Amazon

Amazon’s Outside The Box Thinking

Saying Amazon had a busy week, or even that Amazon had am ambitious week, isn’t much of an announcement. Given the volume of things that are usually pouring out of Amazon, saying Amazon had a busy week is just an unnecessarily long way of saying that another week is over.

Sometimes, even by the baseline set by Amazon’s normal level of hyperkinetic behavior exceeded — occasionally in genuinely surprising ways. Amazon isn’t getting the sizzle of the week this week because it did more. If we were awarding for volume, Amazon would have taken the prize last week for its surprise device event and introducing the world to the Amazon Basics Alexa microwave.

Amazon merits the sizzle for thinking out of the box this week — both in terms of merchandise and its ongoing expansion into physical retail.

On the merchandise side, Amazon is moving into houses — not the real estate market or home construction, but prefabricated homes. As of this week, the Alexa fund has put in an investment with Plant Prefab, a leading home design and prefabrication company. The funds came as part of a $6.7 million Series A round that also saw participation from Obvious Ventures. The money will be put toward senior hires, building the marketing and sales team and developing the company’s patented Plant Building System.

Plant Prefab is the country’s first home factory focused on sustainable construction, materials, processes and operations. The company’s unique approach reduces construction time by 50 percent and cost by 10 percent to 25 percent in major cities. Its homes are designed and built to minimize the negative impact of development on energy, water, resources and indoor air quality.

So is, “Alexa, buy me a house,” a command that users will be soon learning? It might sound funny, but, according to Plant Prefab founder and CEO Steve Glenn, given the housing market situation in many American metros, it is a less zany idea than it seems.

“In housing-crunched major cities like Los Angeles, New York and San Francisco, along with areas like Silicon Valley, it takes too much time to build a home from groundbreaking to occupancy, and labor shortages, construction delays and increased construction costs are exacerbating this trend even further — and making homes increasingly less affordable,” said Glenn. “Building homes in factories addresses these challenges, particularly as we’re able integrate online technology, new building systems, and automation to dramatically reduce the time and cost necessary to design and build high-quality, custom homes.”

Paul Bernard, director of the Alexa Fund, noted that voice is at the heart of home technology, with “20,000 Alexa-compatible smart home devices from 3,500 different brands” currently occupying spaces in consumers’ homes.

“Plant Prefab is a leader in home design and an emerging, innovative player in home manufacturing.
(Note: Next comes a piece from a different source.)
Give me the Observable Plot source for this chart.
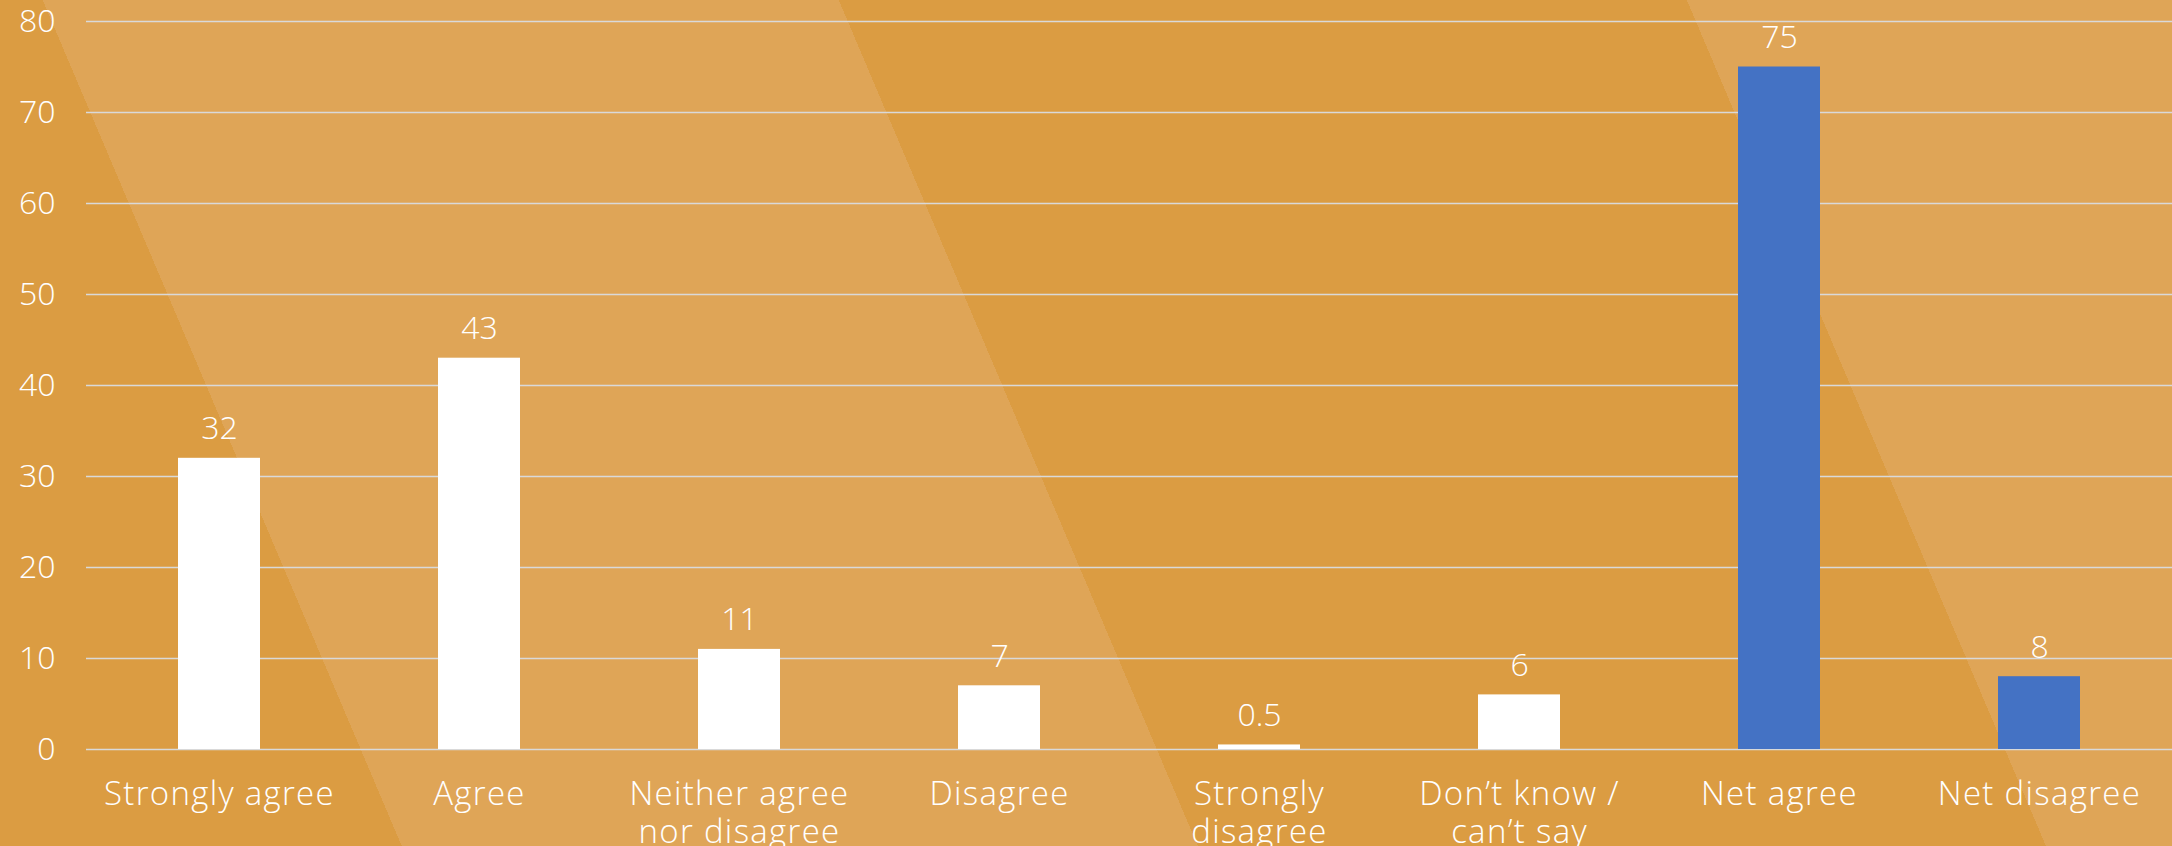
<!DOCTYPE html>
<html>
<head>
<meta charset="utf-8">
<script src="https://cdn.jsdelivr.net/npm/d3@7"></script>
<script src="https://cdn.jsdelivr.net/npm/@observablehq/plot@0.6"></script>
<style>
  html, body { margin: 0; padding: 0; }
  #chart {
    width: 2172px; height: 846px; overflow: hidden;
    background: linear-gradient(67deg,
      #db9c42 0px, #db9c42 369.8px,
      #dfa557 369.8px, #dfa557 1102.6px,
      #db9c42 1102.6px, #db9c42 1883.3px,
      #dfa557 1883.3px, #dfa557 100%);
  }
  #chart svg .xlab text { letter-spacing: 1.3px; }
</style>
</head>
<body>
<div id="chart"></div>
<script>
const categories = ["Strongly agree", "Agree", "Neither agree\nnor disagree", "Disagree", "Strongly\ndisagree", "Don’t know /\ncan’t say", "Net agree", "Net disagree"];
const values = [32, 43, 11, 7, 0.5, 6, 75, 8];
const groups = ["response", "response", "response", "response", "response", "response", "net", "net"];
const valueLabels = ["32", "43", "11", "7", "0.5", "6", "75", "8"];
const yTicks = [0, 10, 20, 30, 40, 50, 60, 70, 80];

const data = categories.map((c, i) => ({cat: c, value: values[i], group: groups[i], label: valueLabels[i]}));

const font = "'Open Sans', 'Noto Sans', sans-serif";

const chart = Plot.plot({
  width: 2172,
  height: 846,
  marginLeft: 86,
  marginRight: 0,
  marginTop: 21,
  marginBottom: 97,
  style: {background: "transparent", fontFamily: font, fontSize: "32px", fontWeight: 300, color: "white", overflow: "visible"},
  x: {domain: categories, paddingInner: 0.686, paddingOuter: 0.343, axis: null},
  y: {domain: [0, 80], axis: null},
  color: {domain: ["response", "net"], range: ["#ffffff", "#4472c4"]},
  marks: [
    Plot.ruleY(yTicks, {stroke: "#d9d9d9", strokeWidth: 1.5}),
    Plot.axisY({ticks: yTicks, label: null, tickSize: 0, tickPadding: 31, fill: "white", fontSize: 32, fontWeight: 300}),
    Plot.barY(data, {x: "cat", y: "value", fill: "group"}),
    Plot.text(data, {x: "cat", y: "value", text: "label", lineAnchor: "bottom", dy: -19, fill: "white", fontSize: 32, fontWeight: 300}),
    Plot.text(data, {x: "cat", y: () => 0, text: "cat", lineAnchor: "top", dy: 29, lineHeight: 1.15, fill: "white", fontSize: 33, fontWeight: 300, className: "xlab"})
  ]
});
document.getElementById("chart").appendChild(chart);
</script>
</body>
</html>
We’re thrilled to support them as they make sustainable, connected homes more accessible to customers and developers,” Bernard said.

So will customers be able shop for a home on Amazon? Believe it or not, were that to come to pass, it wouldn’t even be all that unprecedented. Sears once sold about 75,000 prefab homes via its catalog.

Sears has been out of the prefab and custom home business for a while, however, and, until this week, it didn’t seem much like a mantle that was likely to be taken up again in retail anytime soon. Amazon does like to be surprising, though, and also has some affinity for recycling some of Sears’ greatest hits, rebooted for the digital age.

Other big news from Amazon this week was that it has opened what is being described as a “4-star store” in New York City.  The items on sale in the new location in SoHo will have a 4-star rating or above on Amazon’s site.

“We created Amazon 4-Star to be a place where customers can discover products they will love. Amazon 4-Star’s selection is a direct reflection of our customers — what they’re buying and what they’re loving,” the company wrote in a blog post.

The Amazon store will be a bit like the Amazon site, condensed for real life. It will carry a wide range of goods in a very curated way — devices, electronics, kitchen, home, toys, books and games will all be up for grabs. According to Amazon, the products in-store have earned more than 1.8 million 5-star customer reviews.  Items will further be categorized by things like “Most Wished For,” and feature products that are added to Amazon Wish Lists most often; “Trending Around NYC,” spotlighting NYC centric products customers are buying on the site; “Frequently Bought Together” items and “Amazon Exclusives.”

The store also encourages comparison shopping and Prime membership.

Digital price tags that show the Amazon website price and the list price are on each item. Prime members pay the Amazon website price in-store, and customers who aren’t already members can sign up for a free 30-day trial and receive the Amazon website price in store. Amazon is counting on all of Prime’s other benefits to keep customers interested after the trial period is over.

Amazon has gone from being the internet’s favorite book store to the internet’s everything store over the course of about a decade. With the Alexa ecosystem advancing, Amazon’s physical footprint expanding and the list of things Amazon sells stretching to mean, quite literally, “everything,” pretty soon no one will be including the word “internet” in front of the Amazon name.

That isn’t to say that all of its efforts will succeed. It remains to be seen if anyone will want to get a prefab house from Alexa, and Amazon’s 4-Star Store will rise or fall depending on whether its physical curation is as good as its digital counterparts. Amazon could learn the lesson that it has taught so many other retailers — selling in real life is really, really hard in the age of eCommerce.

Amazon does manage to keep our attention and keep us guessing, and that is certainly good enough for the sizzle of the week.